Is it just me or does ABC's deliriously deliciously drama Pushing Daisies have the best guest stars this side of 30 Rock?

Last night's episode of Pushing Daisies ("Bitter Sweets") was no exception, giving us a boffo appearance by Molly Shannon as taffy emporium proprietor Dilly Balsam and Mike White as brother Billy Balsam. If that's not outrageous stunt casting along the lines of Paul Reubens playing a scent-obsessed utilities worker, I don't know what is.

Shannon was pitch-perfect as Dilly, a conniving, mercenary of a business owner who proved that she's willing to break any rule in pursuit of running the competition out of business, whether that's pretending to have a stutter, that she's legally blind, or calling in the health inspector to the Pie Hole. (Hell, she even messed with their neon sign to read The Pie Ho. Classic.) Still, I am not sure how Ned explained to Olive the entire room filled to the ceiling with rotten fruit. What possible explanation is there for that?

Loved Billy Balsam's "Some Guy" routine as well as his dullard's gaze. While the promos for this week's episode revealed that Billy was going to kick the bucket, I had no idea he'd end up drowning in a vat of pink taffy after biting off his killer's finger. I was a little sad to see him offed in his first PD outing. Still, there's a least a guarantee that Dilly will stick around as (1) Shannon is booked for a multi-episode arc and (2) no one, not even the nefarious Dilly Balsam, gets away with murder on Pushing Daisies. I was utterly shocked that Dilly was a murderess, even if it was revenge-based for the killing of her brother. Did anyone else absolutely howl with Dilly's motorboat trip whilst being attacked by those Hitchcockian birds? I think we need a recurring character who is absolutely evil and hell-bent on destroying Ned and the gang.
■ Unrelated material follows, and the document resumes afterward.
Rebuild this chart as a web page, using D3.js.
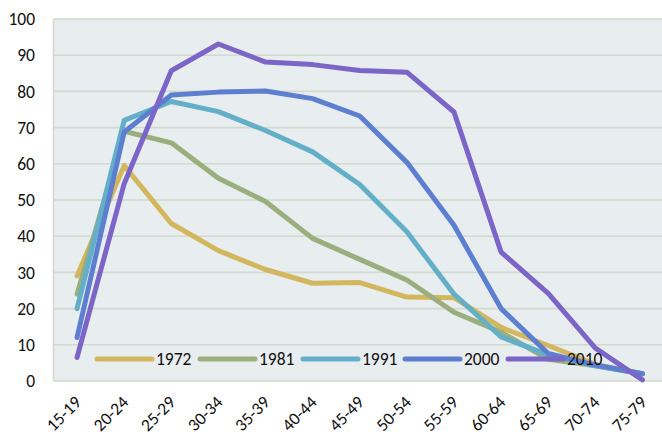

This week's installment found Ned still guiltily harboring his secret that one of the first manifestations of his power, you know, inadvertently killed her father when they were children. I am sure that Ned felt a crushing guilt over his role in the death of Mr. Charles as a child at the boarding school, but his feelings must be compounded by the fact that he recently resurrected Chuck after she was felled by a murderer. Still, I can't say that any of us can fathom how Chuck now feels after learning that the love of her life killed her beloved father, a look of such shock and horror that it had to be juxtaposed with a sweeping, aerial view of the city as the camera swooped out of Chuck and Ned's bedroom into the cold winter night. Hmmm. Any takers on how long it will take before Chuck decides to take matters into her own hands and force Ned to resurrect her father?
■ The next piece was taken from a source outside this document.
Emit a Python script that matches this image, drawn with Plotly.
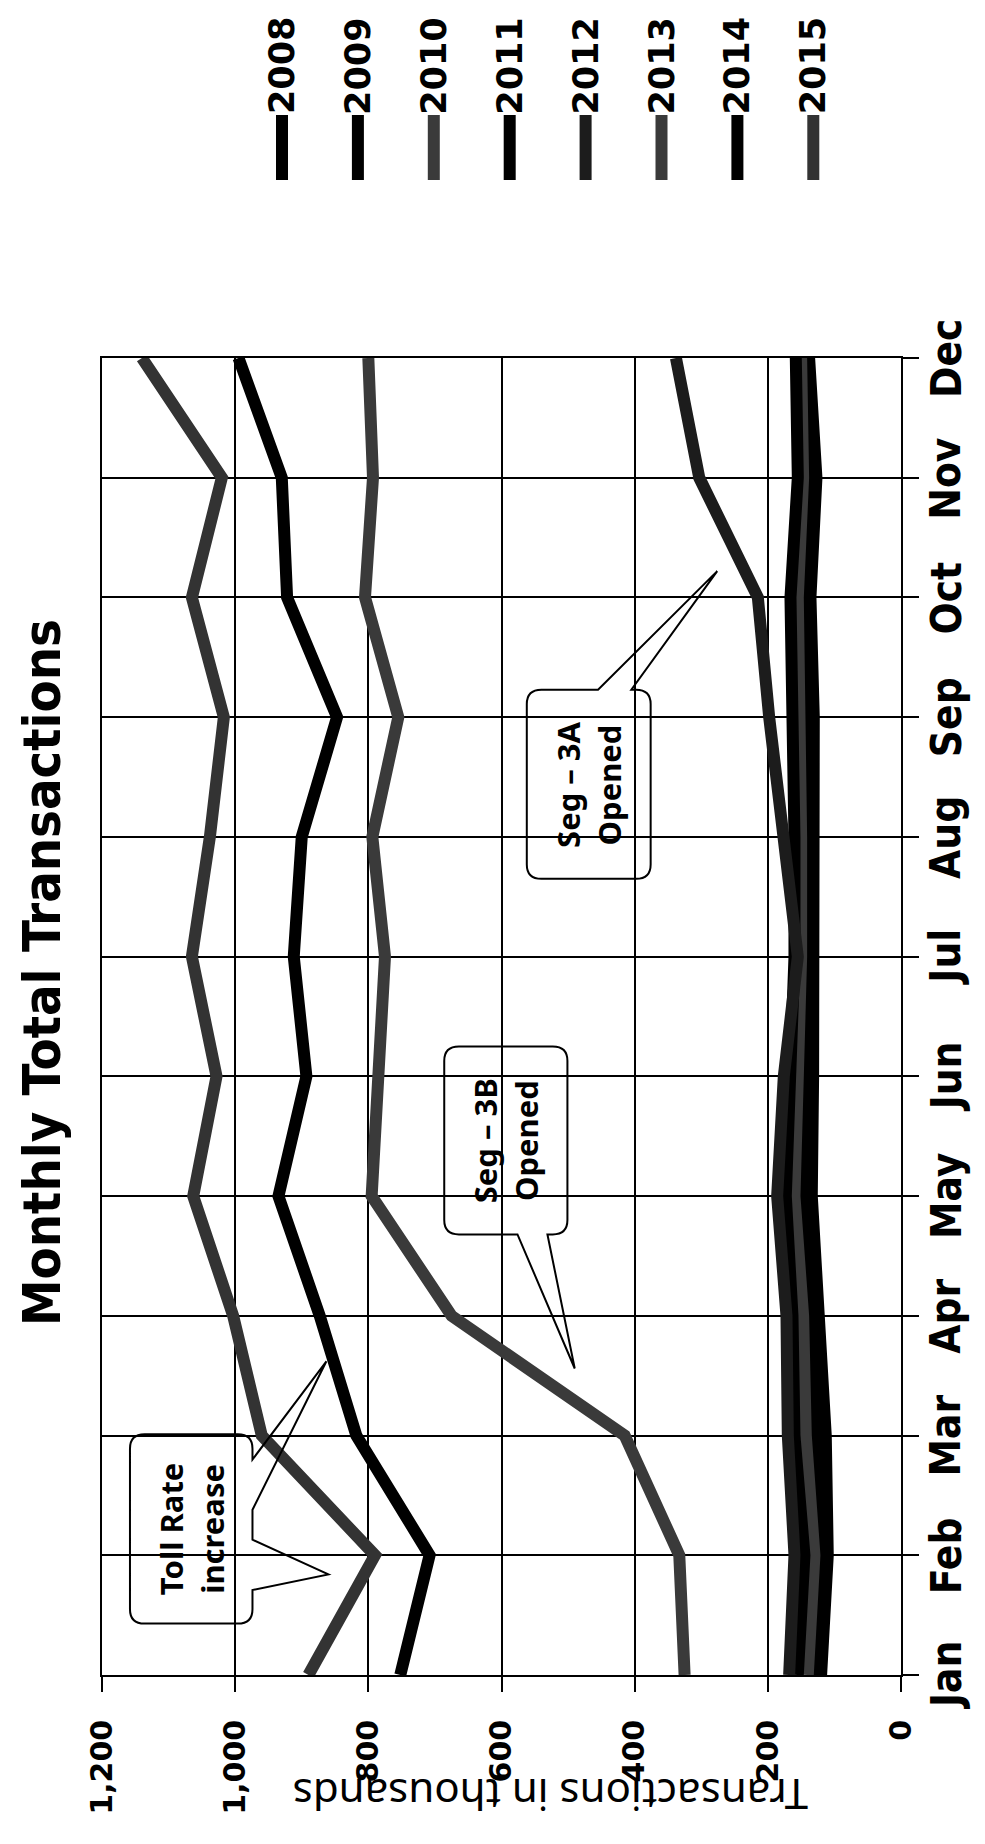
import plotly.graph_objects as go

# ---------------- data ----------------
months = ["Jan", "Feb", "Mar", "Apr", "May", "Jun", "Jul", "Aug", "Sep", "Oct", "Nov", "Dec"]
years = ["2008", "2009", "2010", "2011", "2012", "2013", "2014", "2015"]

y2008 = [120, 110, 113, 122, 134, 132, 131, 129, 131, 136, 127, 138]
y2009 = [130, 119, 130, 132, 145, 142, 142, 142, 143, 146, 138, 145]
y2010 = [140, 130, 143, 147, 160, 154, 150, 150, 152, 155, 147, 150]
y2011 = [155, 145, 160, 163, 173, 167, 160, 160, 163, 166, 155, 158]
y2012 = [168, 160, 170, 172, 186, 176, 155, 177, 198, 215, 303, 338]
y2013 = [325, 333, 415, 675, 795, 783, 775, 794, 755, 805, 793, 800]
y2014 = [752, 708, 818, 873, 935, 893, 912, 900, 847, 922, 930, 995]
y2015 = [890, 790, 960, 1003, 1063, 1028, 1065, 1038, 1017, 1065, 1020, 1140]
series = [y2008, y2009, y2010, y2011, y2012, y2013, y2014, y2015]

value_ticks = [0, 200, 400, 600, 800, 1000, 1200]
value_labels = ["0", "200", "400", "600", "800", "1,000", "1,200"]

title_text = "Monthly Total Transactions"
axis_title = "Transactions in thousands"
callout_texts = ["Toll Rate<br>increase", "Seg \u2013 3B<br>Opened", "Seg \u2013 3A<br>Opened"]

# ---------------- styles ----------------
colors = ["#000000", "#000000", "#3a3a3a", "#000000", "#1c1c1c", "#3a3a3a", "#000000", "#333333"]
W, H = 985, 1844
L, R, T, B = 94, 92, 350, 177
PW, PH = W - L - R, H - T - B
NARROW = "Liberation Sans Narrow, DejaVu Sans Condensed, Roboto"

def px2paper(px, py):
    return (px - L) / PW, (H - B - py) / PH

idx = list(range(len(months)))

fig = go.Figure()
for name, vals, col in zip(years, series, colors):
    fig.add_trace(go.Scatter(x=vals, y=idx, mode="lines", name=name,
                             line=dict(color=col, width=12), showlegend=False))

# ---------------- callouts (data coords: value, month index) ----------------
def callout(vL, vR, mB, mT, wedges, rv=22, rm=0.12):
    p = []
    def P(v, m):
        return f"{v:.2f},{m:.4f}"
    p.append("M " + P(vL - rv, mT))
    for b1, tip, b2 in wedges.get("top", []):
        p.append("L " + P(b1, mT)); p.append("L " + P(*tip)); p.append("L " + P(b2, mT))
    p.append("L " + P(vR + rv, mT))
    p.append("Q " + P(vR, mT) + " " + P(vR, mT - rm))
    for b1, tip, b2 in wedges.get("right", []):
        p.append("L " + P(vR, b1)); p.append("L " + P(*tip)); p.append("L " + P(vR, b2))
    p.append("L " + P(vR, mB + rm))
    p.append("Q " + P(vR, mB) + " " + P(vR + rv, mB))
    for b1, tip, b2 in wedges.get("bottom", []):
        p.append("L " + P(b1, mB)); p.append("L " + P(*tip)); p.append("L " + P(b2, mB))
    p.append("L " + P(vL - rv, mB))
    p.append("Q " + P(vL, mB) + " " + P(vL, mB + rm))
    p.append("L " + P(vL, mT - rm))
    p.append("Q " + P(vL, mT) + " " + P(vL - rv, mT))
    p.append("Z")
    return " ".join(p)

boxes = [
    dict(vL=1158, vR=974, mB=0.43, mT=2.01,
         wedges={"right": [(1.80, (863, 2.62), 1.38), (1.13, (860, 0.84), 0.71)]}),
    dict(vL=686, vR=501, mB=3.68, mT=5.25,
         wedges={"bottom": [(531, (490, 2.56), 576)]}),
    dict(vL=562, vR=376, mB=6.65, mT=8.23,
         wedges={"top": [(455, (276, 9.22), 405)]}),
]
shapes = []
annotations = []
for bx, txt in zip(boxes, callout_texts):
    shapes.append(dict(type="path", xref="x", yref="y",
                       path=callout(bx["vL"], bx["vR"], bx["mB"], bx["mT"], bx["wedges"]),
                       line=dict(color="black", width=2), fillcolor="rgba(0,0,0,0)"))
    annotations.append(dict(x=(bx["vL"] + bx["vR"]) / 2, y=(bx["mB"] + bx["mT"]) / 2,
                            xref="x", yref="y", text=txt, showarrow=False, textangle=-90,
                            font=dict(family="Noto Sans", size=31, color="black", weight="bold")))

# ---------------- month labels (rotated, right of the plot) ----------------
mx, _ = px2paper(938, 0)
for i, m in enumerate(months):
    annotations.append(dict(x=mx, y=i, xref="paper", yref="y", text=m, showarrow=False,
                            textangle=-90, xanchor="center", yanchor="middle",
                            font=dict(family=NARROW, size=42, color="black", weight="bold")))

# ---------------- custom rotated legend ----------------
for i, (name, col) in enumerate(zip(years, colors)):
    cx = 274 + 75.9 * i
    x0, y0 = px2paper(cx, 172)
    x1, y1 = px2paper(cx, 107)
    shapes.append(dict(type="line", xref="paper", yref="paper", x0=x0, y0=y0, x1=x1, y1=y1,
                       line=dict(color=col, width=12)))
    tx, ty = px2paper(cx, 58)
    annotations.append(dict(x=tx, y=ty, xref="paper", yref="paper", text=name, showarrow=False,
                            textangle=-90, xanchor="center", yanchor="middle",
                            font=dict(family="DejaVu Sans", size=35, color="black", weight="bold")))

# title (rotated) and axis title (upside down)
tx, ty = px2paper(34, 965)
annotations.append(dict(x=tx, y=ty, xref="paper", yref="paper", text=title_text, showarrow=False,
                        textangle=-90, xanchor="center", yanchor="middle",
                        font=dict(family=NARROW, size=52, color="black", weight="bold")))
tx, ty = px2paper(543, 1788)
annotations.append(dict(x=tx, y=ty, xref="paper", yref="paper", text=axis_title, showarrow=False,
                        textangle=180, xanchor="center", yanchor="middle",
                        font=dict(family="Noto Sans", size=42, color="black")))

fig.update_layout(
    width=W, height=H,
    margin=dict(l=L, r=R, t=T, b=B, pad=0),
    paper_bgcolor="white", plot_bgcolor="white",
    shapes=shapes, annotations=annotations,
    showlegend=False,
    xaxis=dict(range=[1200, 0], tickvals=value_ticks, ticktext=value_labels,
               showgrid=True, gridcolor="black", gridwidth=1.5,
               showline=True, mirror=True, linecolor="black", linewidth=1.5,
               ticks="outside", ticklen=15, tickwidth=1.5, tickcolor="black",
               tickangle=-90, ticklabelstandoff=16, automargin=False, zeroline=False,
               tickfont=dict(family="DejaVu Sans", size=30, color="black", weight="bold")),
    yaxis=dict(range=[0, 11], tickvals=idx, showticklabels=False, side="right",
               showgrid=True, gridcolor="black", gridwidth=1.5,
               showline=True, mirror=True, linecolor="black", linewidth=1.5,
               ticks="outside", ticklen=16, tickwidth=1.5, tickcolor="black",
               automargin=False, zeroline=False),
)

fig.write_html("out.html")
Happy to see the return of Alfredo Aldarisio (Raul Esparza) to the Pushing Daisies mythos, especially as he has a thing for our oblivious Olive Snook. I was so depressed that Olive wouldn't even give him the time of day, especially as it's become clear that there's no hope of a future with Ned. Still, she finally realized that she might just have feelings for the espresso-machine fixing homeopathic anti-depressant salesman, thanks to her surprising fantasy in which he swept in after leaving his little espresso cup and enveloped Olive in his arms. But is it too late for the two of them?

It was also fantastic to see Chuck and Olive get along as they united against the common enemy of Dilly and her Bitter Sweets, especially garbed as cat burglars. It was sheer bliss seeing a goggled Olive run straight through a plate-glass window into the Balsams' shop, where they promptly released a whole host of vermin.

Best line of the night: “Don’t mess with the Pie Ho's.”

And was anyone else seriously creeped out by Sheila, the human-sized doll girlfriend of Burly Bruce Carter? A little too Lars and the Real Girl for my tastes.

My only complaint: what is going on with Chuck's wardrobe? For the first few episodes of this series, Anna Friel was outfitted in the most gorgeous 1950s-inspired ensembles that recalled both Douglas Sirk and Edith Head while being utterly stylish and completely wearable. Lately, however, Chuck has been wearing these odd, 1960s hippie clothes that are completely unflattering and just outright weird. This week's atrocious outfits compel me to speak out; what is happening to our gorgeous mannequin that these sartorial injuries are being forced on her? Is it a stylistic decision or a creative one in which Chuck subconsciously moves from Great Generation to Free Love via her clothes over the course of a handful of episodes? You decide.

In two weeks on Pushing Daisies ("Corpiscle"), Ned tries to heal the rift between him and Chuck while Emerson tries to get him to focus on their latest case involving a frozen insurance adjustor and scent expert Oscar Vibenius returns to discover what makes Chuck and Digby so utterly different. Uh-oh.